«Телохранители и убийцы» - так называется новый боевик, который уже идет в российском прокате. Двухчасовой эпос одного из лучших режиссеров ганстерского кино ≈ Тедди Чана ≈ своеобразный долгострой азиатского кино. Работа над ним длилась без малого десять лет, и ожидали от картины каких-то особых откровений, новых горизонтов. И нельзя сказать, чтобы ожидания эти в полной мере оправдались ≈ величественности здесь немного, да и не ставил перед собой Чан такой задачи.
1905 год. В Гонгконге, бывшем тогда британской колонией, готовится революционный переворот против династии Цинь. В это же время сын одного из местных магнатов поступил в Йелльский университет и в связи с этим увлекся идеями свободы, равенства и мировой революции. Отец эти увлечения поначалу не одобряет, но вскоре сам начинает понемногу втягиваться в борьбу. Тем временем, в Гонгконг уже едет лидер революционного движения, которого сторонники императрицы собираются ликвидировать, а революционеры ≈ спасти от гибели.
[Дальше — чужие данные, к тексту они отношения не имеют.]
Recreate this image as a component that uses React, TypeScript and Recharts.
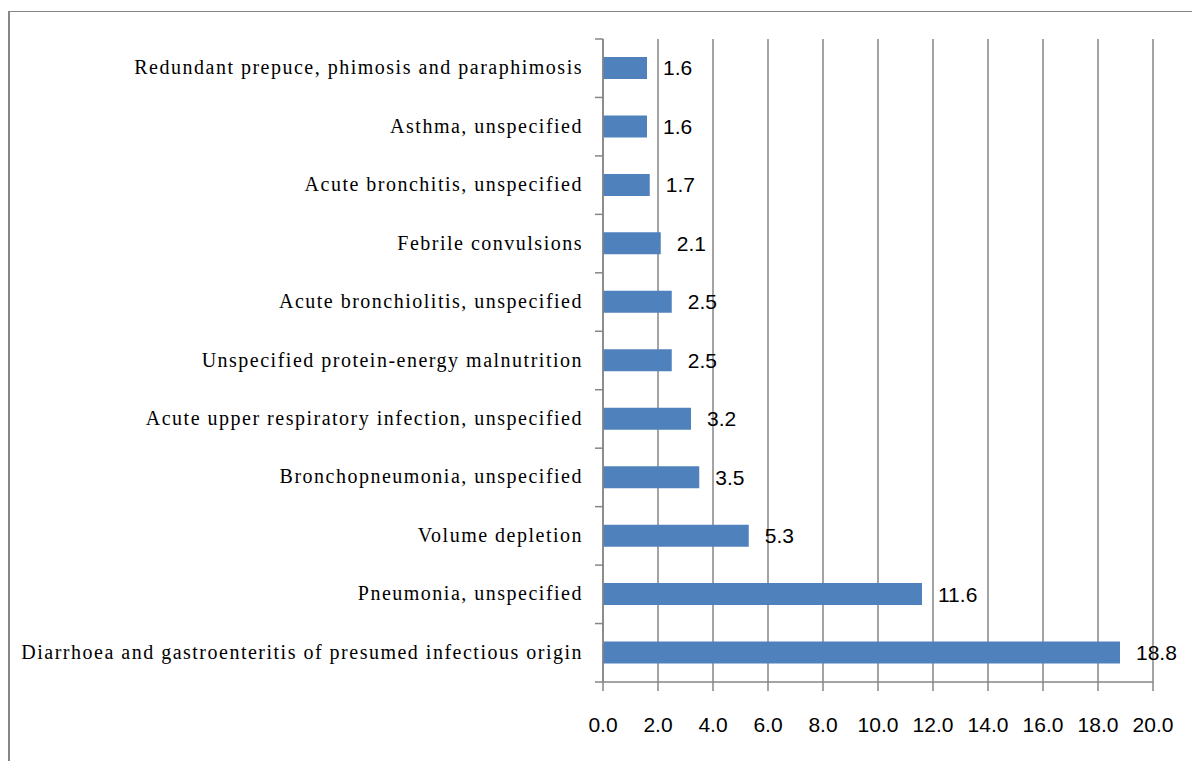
import { Bar, BarChart, CartesianGrid, LabelList, XAxis, YAxis } from "recharts";

const CATEGORIES = [
  "Redundant prepuce, phimosis and paraphimosis",
  "Asthma, unspecified",
  "Acute bronchitis, unspecified",
  "Febrile convulsions",
  "Acute bronchiolitis, unspecified",
  "Unspecified protein-energy malnutrition",
  "Acute upper respiratory infection, unspecified",
  "Bronchopneumonia, unspecified",
  "Volume depletion",
  "Pneumonia, unspecified",
  "Diarrhoea and gastroenteritis of presumed infectious origin",
];

const VALUES = [1.6, 1.6, 1.7, 2.1, 2.5, 2.5, 3.2, 3.5, 5.3, 11.6, 18.8];

const X_TICKS = [0, 2, 4, 6, 8, 10, 12, 14, 16, 18, 20];

const data = CATEGORIES.map((name, i) => ({ name, value: VALUES[i] }));

const GRAY = "#868686";
const BAR = "#4f81bd";

// label plus a short tick mark on the boundary between categories
function CategoryTick({ x, y, payload, index, visibleTicksCount }: any) {
  const half = payload.offset || 0;
  const lx1 = x + 12;
  const lx2 = x + 20;
  return (
    <g>
      <line x1={lx1} x2={lx2} y1={y - half} y2={y - half} stroke={GRAY} strokeWidth={1.5} />
      {index === visibleTicksCount - 1 && (
        <line x1={lx1} x2={lx2} y1={y + half} y2={y + half} stroke={GRAY} strokeWidth={1.5} />
      )}
      <text
        x={x}
        y={y}
        dy="0.3em"
        textAnchor="end"
        fill="#000"
        fontFamily="'Liberation Serif', 'Times New Roman', serif"
        fontSize={20}
        letterSpacing={1.5}
      >
        {payload.value}
      </text>
    </g>
  );
}

export default function App() {
  return (
    <div style={{ position: "absolute", left: 0, top: 0, width: 1192, height: 761, background: "#fff" }}>
      <div
        style={{
          position: "absolute",
          left: 8,
          top: 11,
          width: 1184,
          height: 750,
          borderLeft: `2px solid ${GRAY}`,
          borderTop: `1px solid ${GRAY}`,
          boxSizing: "border-box",
        }}
      />
      <div style={{ position: "absolute", left: 0, top: 0 }}>
        <BarChart
          width={1192}
          height={761}
          data={data}
          layout="vertical"
          margin={{ top: 39, right: 39, bottom: 0, left: 0 }}
          barSize={22}
        >
          <CartesianGrid horizontal={false} stroke={GRAY} strokeWidth={1.5} />
          <XAxis
            type="number"
            domain={[0, 20]}
            ticks={X_TICKS}
            height={79}
            tickFormatter={(v: number) => v.toFixed(1)}
            axisLine={{ stroke: GRAY, strokeWidth: 1.5 }}
            tickLine={{ stroke: GRAY, strokeWidth: 1.5 }}
            tickSize={9}
            tickMargin={26}
            tick={{ fill: "#000", fontSize: 21, fontFamily: "'Liberation Sans', Arial, sans-serif" }}
            interval={0}
          />
          <YAxis
            type="category"
            dataKey="name"
            width={603}
            axisLine={{ stroke: GRAY, strokeWidth: 1.5 }}
            tickLine={false}
            tickSize={0}
            tickMargin={20}
            interval={0}
            tick={<CategoryTick />}
          />
          <Bar dataKey="value" fill={BAR} isAnimationActive={false}>
            <LabelList
              dataKey="value"
              position="right"
              offset={16}
              fill="#000"
              fontSize={21}
              fontFamily="'Liberation Sans', Arial, sans-serif"
              formatter={(v: any) => Number(v).toFixed(1)}
            />
          </Bar>
        </BarChart>
      </div>
    </div>
  );
}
Тедди Чан всегда умел пристраивать манеру ганстерского кино к любому жанру: при желании он найдет куда вставить поединки на бамбуковых палках хоть в мелодраму. А в том, что он сможет найти место балету пуль, клинков и цепей в «историко-революционном фильме» не приходилось.
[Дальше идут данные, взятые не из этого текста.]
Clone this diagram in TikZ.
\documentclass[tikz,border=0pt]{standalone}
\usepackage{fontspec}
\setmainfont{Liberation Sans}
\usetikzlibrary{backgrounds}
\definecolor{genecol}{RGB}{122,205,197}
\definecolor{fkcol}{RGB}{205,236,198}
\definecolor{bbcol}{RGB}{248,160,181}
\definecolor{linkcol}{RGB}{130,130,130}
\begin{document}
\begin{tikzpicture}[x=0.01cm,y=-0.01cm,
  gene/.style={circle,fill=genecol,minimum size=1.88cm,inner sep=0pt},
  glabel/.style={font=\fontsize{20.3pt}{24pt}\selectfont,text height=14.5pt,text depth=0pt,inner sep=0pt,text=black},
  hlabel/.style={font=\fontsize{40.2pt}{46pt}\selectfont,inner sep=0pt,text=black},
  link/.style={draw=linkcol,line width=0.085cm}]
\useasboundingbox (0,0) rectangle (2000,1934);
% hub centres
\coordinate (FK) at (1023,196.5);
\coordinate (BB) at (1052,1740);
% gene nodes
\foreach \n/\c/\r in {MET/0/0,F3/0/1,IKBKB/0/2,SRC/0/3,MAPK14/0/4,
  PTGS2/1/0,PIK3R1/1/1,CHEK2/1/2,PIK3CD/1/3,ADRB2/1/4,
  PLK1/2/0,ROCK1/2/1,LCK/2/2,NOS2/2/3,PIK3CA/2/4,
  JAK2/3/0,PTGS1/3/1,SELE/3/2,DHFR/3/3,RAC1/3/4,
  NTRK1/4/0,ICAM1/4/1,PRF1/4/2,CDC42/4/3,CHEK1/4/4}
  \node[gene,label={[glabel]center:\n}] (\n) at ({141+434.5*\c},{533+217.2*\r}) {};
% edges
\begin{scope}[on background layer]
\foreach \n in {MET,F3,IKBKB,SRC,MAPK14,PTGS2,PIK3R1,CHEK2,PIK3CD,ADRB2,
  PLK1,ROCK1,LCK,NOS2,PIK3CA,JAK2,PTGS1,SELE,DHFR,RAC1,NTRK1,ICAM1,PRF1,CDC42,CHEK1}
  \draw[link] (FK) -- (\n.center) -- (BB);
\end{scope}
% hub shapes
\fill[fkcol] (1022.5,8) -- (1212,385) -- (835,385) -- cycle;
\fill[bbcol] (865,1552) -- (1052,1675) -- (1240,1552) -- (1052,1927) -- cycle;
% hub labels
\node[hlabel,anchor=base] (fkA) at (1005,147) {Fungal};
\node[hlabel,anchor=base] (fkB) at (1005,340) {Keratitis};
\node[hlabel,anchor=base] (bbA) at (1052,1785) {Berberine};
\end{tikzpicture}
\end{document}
Но красота схватки, обычно в подобных случаях затмевающая все остальное в фильме, здесь оказывается на втором плане. Куда важнее рефлексия Чана на тему революции: чем дальше, тем отчетливее в «Телохранителях...» звучит мрачная мысль о том, что нету в ней смысла, и эти идеалисты в очочках, торговцы с брошюрками под прилавком сами падут первыми жертвами борьбы за лучший мир и святую свободу.
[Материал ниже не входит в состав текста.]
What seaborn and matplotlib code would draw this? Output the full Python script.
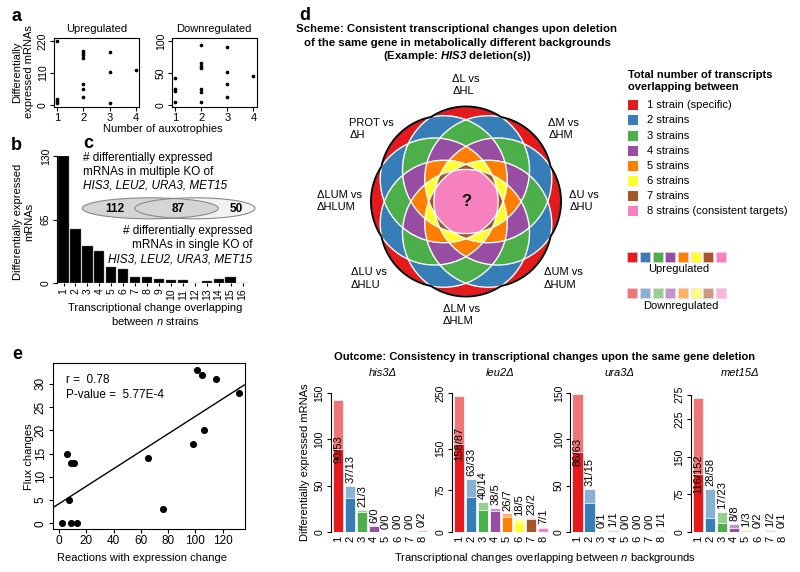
import numpy as np
import matplotlib
matplotlib.use("Agg")
import matplotlib.pyplot as plt
import seaborn as sns
from matplotlib.patches import Ellipse, Rectangle, Circle

# ---------------- data ----------------
# panel a: differentially expressed mRNAs vs number of auxotrophies
auxo_up_x = [1, 1, 1, 1, 2, 2, 2, 2, 2, 2, 2, 3, 3, 3, 4]
auxo_up_y = [220, 20, 14, 6, 187, 180, 172, 161, 71, 54, 26, 181, 112, 6, 121]
auxo_down_x = [1, 1, 1, 1, 2, 2, 2, 2, 2, 2, 2, 3, 3, 3, 3, 4]
auxo_down_y = [42, 25, 22, 4, 93, 65, 61, 58, 25, 21, 5, 91, 52, 33, 12, 46]

# panel b: transcriptional change overlapping between n strains
overlap_n = list(range(1, 17))
overlap_counts = [130, 55, 38, 33, 16, 14, 6, 6, 4, 3, 3, 0, 2, 4, 6, 0]

# panel c: venn numbers
venn_multi_only = 112
venn_both = 87
venn_single_only = 50

# panel d: scheme legend
strain_levels = ["1 strain (specific)", "2 strains", "3 strains", "4 strains",
                 "5 strains", "6 strains", "7 strains", "8 strains (consistent targets)"]
comparison_labels = ["\u0394L vs\n\u0394HL", "\u0394M vs\n\u0394HM", "\u0394U vs\n\u0394HU",
                     "\u0394UM vs\n\u0394HUM", "\u0394LM vs\n\u0394HLM", "\u0394LU vs\n\u0394HLU",
                     "\u0394LUM vs\n\u0394HLUM", "PROT vs\n\u0394H"]

# panel e: reactions with expression change vs flux changes
reactions_expr = [2, 9, 13, 6, 9, 11, 7, 65, 76, 98, 101, 105, 106, 115, 132]
flux_changes = [0, 0, 0, 15, 13, 13, 5, 14, 3, 17, 33, 32, 20, 31, 28]

# bottom: consistency per gene deletion (up / down)
genes = ["his3\u0394", "leu2\u0394", "ura3\u0394", "met15\u0394"]
backgrounds_n = ["1", "2", "3", "4", "5", "6", "7", "8"]
his3_up = [90, 37, 21, 6, 0, 0, 0, 0]
his3_down = [53, 13, 3, 0, 0, 0, 0, 2]
leu2_up = [158, 63, 40, 38, 26, 18, 23, 7]
leu2_down = [87, 33, 14, 5, 7, 5, 2, 1]
ura3_up = [86, 31, 0, 1, 0, 0, 0, 1]
ura3_down = [63, 15, 1, 1, 0, 0, 0, 1]
met15_up = [116, 28, 17, 8, 1, 0, 1, 0]
met15_down = [152, 58, 23, 8, 3, 2, 2, 1]
gene_yticks = [[0, 50, 100, 150], [0, 75, 150, 250], [0, 50, 100, 150], [0, 75, 150, 225, 275]]

# ---------------- style ----------------
sns.set_theme(style="ticks")
plt.rcParams["font.family"] = ["Liberation Sans", "DejaVu Sans"]
plt.rcParams.update({
    "font.size": 8, "axes.linewidth": 0.8,
    "xtick.major.width": 0.8, "ytick.major.width": 0.8,
    "xtick.major.size": 3, "ytick.major.size": 3,
    "xtick.major.pad": 1.5, "ytick.major.pad": 1.5,
    "xtick.color": "black", "ytick.color": "black",
    "axes.edgecolor": "black", "text.color": "black",
    "mathtext.fontset": "custom", "mathtext.rm": "Liberation Sans",
    "mathtext.it": "Liberation Sans:italic", "mathtext.bf": "Liberation Sans:bold",
    "mathtext.bfit": "Liberation Sans:italic:bold",
})

W, H = 800, 572
fig = plt.figure(figsize=(W / 100, H / 100), dpi=100)


def pax(l, t, r, b):
    return fig.add_axes([l / W, 1 - b / H, (r - l) / W, (b - t) / H])


def rot_yticklabels(ax, fs):
    ax.tick_params(axis="y", labelsize=fs)
    for lab in ax.get_yticklabels():
        lab.set_rotation(90)
        lab.set_va("center")
        lab.set_ha("right")


set1 = sns.color_palette("Set1", 8)
light = [tuple(1 - 0.6 * (1 - c) for c in col) for col in set1]

# ---------------- panel a ----------------
ax_up = pax(54, 38, 139, 107)
sns.scatterplot(x=auxo_up_x, y=auxo_up_y, ax=ax_up, color="black", s=7, linewidth=0)
ax_up.set(xlim=(0.88, 4.12), ylim=(-6.9, 230.3), xticks=[1, 2, 3, 4], yticks=[0, 110, 220])
ax_up.tick_params(axis="x", labelsize=8)
rot_yticklabels(ax_up, 7.5)

ax_dn = pax(172, 38, 256.5, 107)
sns.scatterplot(x=auxo_down_x, y=auxo_down_y, ax=ax_dn, color="black", s=7, linewidth=0)
ax_dn.set(xlim=(0.88, 4.12), ylim=(-3.1, 104.7), xticks=[1, 2, 3, 4], yticks=[0, 50, 100])
ax_dn.tick_params(axis="x", labelsize=8)
rot_yticklabels(ax_dn, 7.5)

# ---------------- panel b ----------------
ax_b = pax(57, 156, 248.5, 283)
sns.barplot(x=overlap_n, y=overlap_counts, ax=ax_b, color="black", saturation=1,
            width=0.86, edgecolor="#777777", linewidth=0.3)
ax_b.set_xlim(-0.55, 15.5)
ax_b.set_ylim(0, 130)
ax_b.set_yticks([0, 65, 130])
ax_b.set_xlabel("")
ax_b.set_ylabel("")
for s in ["top", "right", "bottom"]:
    ax_b.spines[s].set_visible(False)
ax_b.spines["left"].set_bounds(0, 130)
ax_b.tick_params(axis="x", labelrotation=90, labelsize=7.5, length=2.5)
rot_yticklabels(ax_b, 7.5)

# ---------------- panel e ----------------
ax_e = pax(53, 363, 244.5, 529)
ax_e.set_xlim(-4.4, 136)
ax_e.set_ylim(-1.23, 34.5)
sns.regplot(x=reactions_expr, y=flux_changes, ax=ax_e, ci=None, truncate=False,
            color="black", scatter_kws=dict(s=26, linewidths=0, alpha=1),
            line_kws=dict(lw=1))
ax_e.set_xlim(-4.4, 136)
ax_e.set_ylim(-1.23, 34.5)
ax_e.set_xticks(range(0, 121, 20))
ax_e.set_yticks(range(0, 31, 5))
ax_e.tick_params(axis="x", labelsize=8.5)
rot_yticklabels(ax_e, 8.5)

# ---------------- bottom: per-gene bars ----------------
gene_up = [his3_up, leu2_up, ura3_up, met15_up]
gene_down = [his3_down, leu2_down, ura3_down, met15_down]
boxes = [(330.7, 428), (451.7, 549), (570, 667.3), (690.7, 788)]
ytops = [150, 250, 150, 277.5]
for k in range(4):
    l, r = boxes[k]
    ax = pax(l, 393.3, r, 531.7)
    ups = gene_up[k]
    downs = gene_down[k]
    tots = [u + d for u, d in zip(ups, downs)]
    sns.barplot(x=backgrounds_n, y=tots, hue=backgrounds_n, palette=light, legend=False,
                saturation=1, width=0.85, edgecolor="white", linewidth=0.5, ax=ax)
    sns.barplot(x=backgrounds_n, y=ups, hue=backgrounds_n, palette=set1, legend=False,
                saturation=1, width=0.85, edgecolor="white", linewidth=0.5, ax=ax)
    for i, (u, d, t) in enumerate(zip(ups, downs, tots)):
        if i == 0:
            ax.text(i, u, f"{u}/{d}", rotation=90, ha="center", va="center", fontsize=8)
        else:
            ax.annotate(f"{u}/{d}", xy=(i, t), xytext=(0, 2), textcoords="offset points",
                        rotation=90, ha="center", va="bottom", fontsize=8)
    ax.set_xlim(-0.62, 7.5)
    ax.set_ylim(0, ytops[k])
    ax.set_yticks(gene_yticks[k])
    ax.set_xlabel("")
    ax.set_ylabel("")
    for s in ["top", "right", "bottom"]:
        ax.spines[s].set_visible(False)
    ax.spines["left"].set_bounds(0, gene_yticks[k][-1])
    ax.tick_params(axis="x", length=0, labelrotation=90, labelsize=8, pad=3)
    rot_yticklabels(ax, 7.5)

# ---------------- overlay (texts, schemes) ----------------
ov = fig.add_axes([0, 0, 1, 1], zorder=10)
ov.set_xlim(0, W)
ov.set_ylim(H, 0)
ov.axis("off")
ov.patch.set_alpha(0)

# panel letters
for let, x, y in [("a", 11, 21), ("b", 11, 150), ("c", 83, 148.5), ("d", 299, 20), ("e", 12, 359)]:
    ov.text(x, y, let, fontsize=13, fontweight="bold", va="baseline", ha="left")

# panel a texts
ov.text((54 + 139) / 2, 29.5, "Upregulated", ha="center", va="center", fontsize=8)
ov.text((172 + 256.5) / 2, 29.5, "Downregulated", ha="center", va="center", fontsize=8)
ov.text(23, 72, "Differentially\nexpressed mRNAs", rotation=90, ha="center", va="center",
        fontsize=8, linespacing=1.15)
ov.text(163, 129, "Number of auxotrophies", ha="center", va="center", fontsize=8)

# panel b texts
ov.text(24, 222, "Differentially expressed\nmRNAs", rotation=90, ha="center", va="center",
        fontsize=8, linespacing=1.15)
ov.text(155, 315, "Transcriptional change overlapping\nbetween $\\mathit{n}$ strains",
        ha="center", va="center", fontsize=8, linespacing=1.25)

# panel c
ov.add_patch(Ellipse((195, 208.3), 120, 21, fc="#f2f2f2", ec="none"))
ov.add_patch(Ellipse((150.3, 208.3), 136, 21, fc="#d5d5d5", ec="none"))
ov.add_patch(Ellipse((195, 208.3), 120, 21, fill=False, ec="#8a8a8a", lw=0.8))
ov.add_patch(Ellipse((150.3, 208.3), 136, 21, fill=False, ec="#8a8a8a", lw=0.8))
ov.text(115, 208.5, str(venn_multi_only), ha="center", va="center", fontsize=8.5, fontweight="bold")
ov.text(178, 208.5, str(venn_both), ha="center", va="center", fontsize=8.5, fontweight="bold")
ov.text(236, 208.5, str(venn_single_only), ha="center", va="center", fontsize=8.5, fontweight="bold")
ov.text(83, 158, "# differentially expressed", ha="left", va="center", fontsize=8.5)
ov.text(83, 172, "mRNAs in multiple KO of", ha="left", va="center", fontsize=8.5)
ov.text(83, 186, "HIS3, LEU2, URA3, MET15", ha="left", va="center", fontsize=8.5, style="italic")
ov.text(252, 231, "# differentially expressed", ha="right", va="center", fontsize=8.5)
ov.text(252, 245, "mRNAs in single KO of", ha="right", va="center", fontsize=8.5)
ov.text(252, 259, "HIS3, LEU2, URA3, MET15", ha="right", va="center", fontsize=8.5, style="italic")

# panel d title
ov.text(457, 29, "Scheme: Consistent transcriptional changes upon deletion", ha="center",
        va="center", fontsize=8.2, fontweight="bold")
ov.text(457, 42.7, "of the same gene in metabolically different backgrounds", ha="center",
        va="center", fontsize=8.2, fontweight="bold")
ov.text(457, 56.3, "(Example: $\\mathbfit{HIS3}$ deletion(s))", ha="center", va="center",
        fontsize=8.2, fontweight="bold")

# panel d venn of 8 circles
cx, cy, Rc, dc = 466.0, 201.5, 63.5, 31.5
angs = np.deg2rad(90 - 45 * np.arange(8))
centers = [(cx + dc * np.cos(a), cy - dc * np.sin(a)) for a in angs]
gx = np.linspace(cx - 100, cx + 100, 801)
gy = np.linspace(cy - 100, cy + 100, 801)
GX, GY = np.meshgrid(gx, gy)
cnt = np.zeros_like(GX, dtype=int)
for (ux, uy) in centers:
    cnt += ((GX - ux) ** 2 + (GY - uy) ** 2 <= Rc ** 2).astype(int)
rgba = np.zeros(GX.shape + (4,))
for n in range(1, 9):
    rgba[cnt == n, :3] = set1[n - 1]
    rgba[cnt == n, 3] = 1
ov.imshow(rgba, extent=(gx[0], gx[-1], gy[-1], gy[0]), origin="upper", aspect="auto",
          interpolation="bilinear", zorder=2)
for (ux, uy) in centers:
    ov.add_patch(Circle((ux, uy), Rc, fill=False, ec="white", lw=1.0, zorder=3))
tt = np.linspace(0, 2 * np.pi, 2000)
for k, (ux, uy) in enumerate(centers):
    px = ux + Rc * np.cos(tt)
    py = uy + Rc * np.sin(tt)
    inside = np.zeros_like(px, dtype=bool)
    for j, (vx, vy) in enumerate(centers):
        if j != k:
            inside |= (px - vx) ** 2 + (py - vy) ** 2 < (Rc - 0.05) ** 2
    px[inside] = np.nan
    py[inside] = np.nan
    ov.plot(px, py, color="black", lw=1.4, zorder=4, solid_capstyle="butt")
ov.set_xlim(0, W)
ov.set_ylim(H, 0)
ov.text(cx, cy, "?", ha="center", va="center", fontsize=12, fontweight="bold", zorder=5)

lab_pos = [(452.3, 85), (548.3, 129), (569.3, 200.7), (544, 278.3), (443, 315),
           (351, 278.3), (316.7, 200.7), (349.3, 129)]
for txt, (x, y) in zip(comparison_labels, lab_pos):
    ov.text(x, y, txt, ha="left", va="center", fontsize=8, linespacing=1.3)

# legend of panel d
ov.text(628.3, 81.3, "Total number of transcripts\noverlapping between", ha="left", va="center",
        fontsize=8, fontweight="bold", linespacing=1.3)
leg_y = [105, 120, 135.7, 150.7, 165.7, 181, 196, 211]
for i, (lab, y) in enumerate(zip(strain_levels, leg_y)):
    ov.add_patch(Rectangle((628.3, y - 5), 10, 10, fc=set1[i], ec="none"))
    ov.text(647.3, y, lab, ha="left", va="center", fontsize=8)
for i in range(8):
    x = 627.3 + i * 12.67
    ov.add_patch(Rectangle((x, 251.7), 10, 10, fc=set1[i], ec="#f6cfe0", lw=0.4))
    ov.add_patch(Rectangle((x, 288.3), 10, 10, fc=light[i], ec="#f6cfe0", lw=0.4))
ov.text(679, 269.3, "Upregulated", ha="center", va="center", fontsize=8)
ov.text(681, 305.7, "Downregulated", ha="center", va="center", fontsize=8)

# panel e texts
ov.text(65.7, 380, "r =  0.78", ha="left", va="center", fontsize=8.5)
ov.text(65.7, 395, "P-value =  5.77E-4", ha="left", va="center", fontsize=8.5)
ov.text(29, 457, "Flux changes", rotation=90, ha="center", va="center", fontsize=8)
ov.text(142, 558, "Reactions with expression change", ha="center", va="center", fontsize=8)

# bottom texts
ov.text(545, 357, "Outcome: Consistency in transcriptional changes upon the same gene deletion",
        ha="center", va="center", fontsize=8, fontweight="bold")
for g, x in zip(genes, [383, 500, 620, 740]):
    ov.text(x, 372.7, g, ha="center", va="center", fontsize=8, style="italic")
ov.text(305, 462, "Differentially expressed mRNAs", rotation=90, ha="center", va="center", fontsize=8)
ov.text(544.5, 558.3, "Transcriptional changes overlapping between $\\mathit{n}$ backgrounds",
        ha="center", va="center", fontsize=8)

fig.savefig("out.png", dpi=100)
Чан нарочно раскачивается долго, не спеша растягивает диалоги о светлом будущем и любви к родине, изредка перемежая их неожиданными нападками на революционеров верных императрице ниндзя, чтобы в последние полчаса вмазать контрастом: насколько эти разговоры не вяжутся с действительностью. Отсчитывает убитых заговорщиков, помещая скупые титры: родился тогда-то, погиб в 1906 году. Показывает все бессилие идеалистов перед черными безлицыми консерваторами. Натурально цитирует хрестоматийную эйзенштейновскую сцену с коляской на лестнице. Наконец, чтобы совсем не оставалось вопросов, насколько оправдана кровь романтиков, монтирует красивые речи революционного лидера о том, что революция ≈ это кровь со сценами, это самое утверждение доказывающими, а отъезд златоуста, ради которого резня и затевалась ≈ с гибелью тех, к кому зритель за два часа прикипел душой.
После всего этого никакого облегчения от титров, сообщающих, что вслед за описанными событиями бунты поднялись чуть ли не во всех провинциях Китая не испытываешь: понятно, что там они кончились ровно тем же. Во всяком случае, для самих революционеров.
По-настоящему, конечно, трудно найти настолько близкий и понятный русскому зрителю азиатский фильм: кому, как не нам знать, куда приводит идеализм и чем кончаются революции. Правда, китайские товарищи тоже прекрасно помнят, чем кончилось увлечение красными книжечками.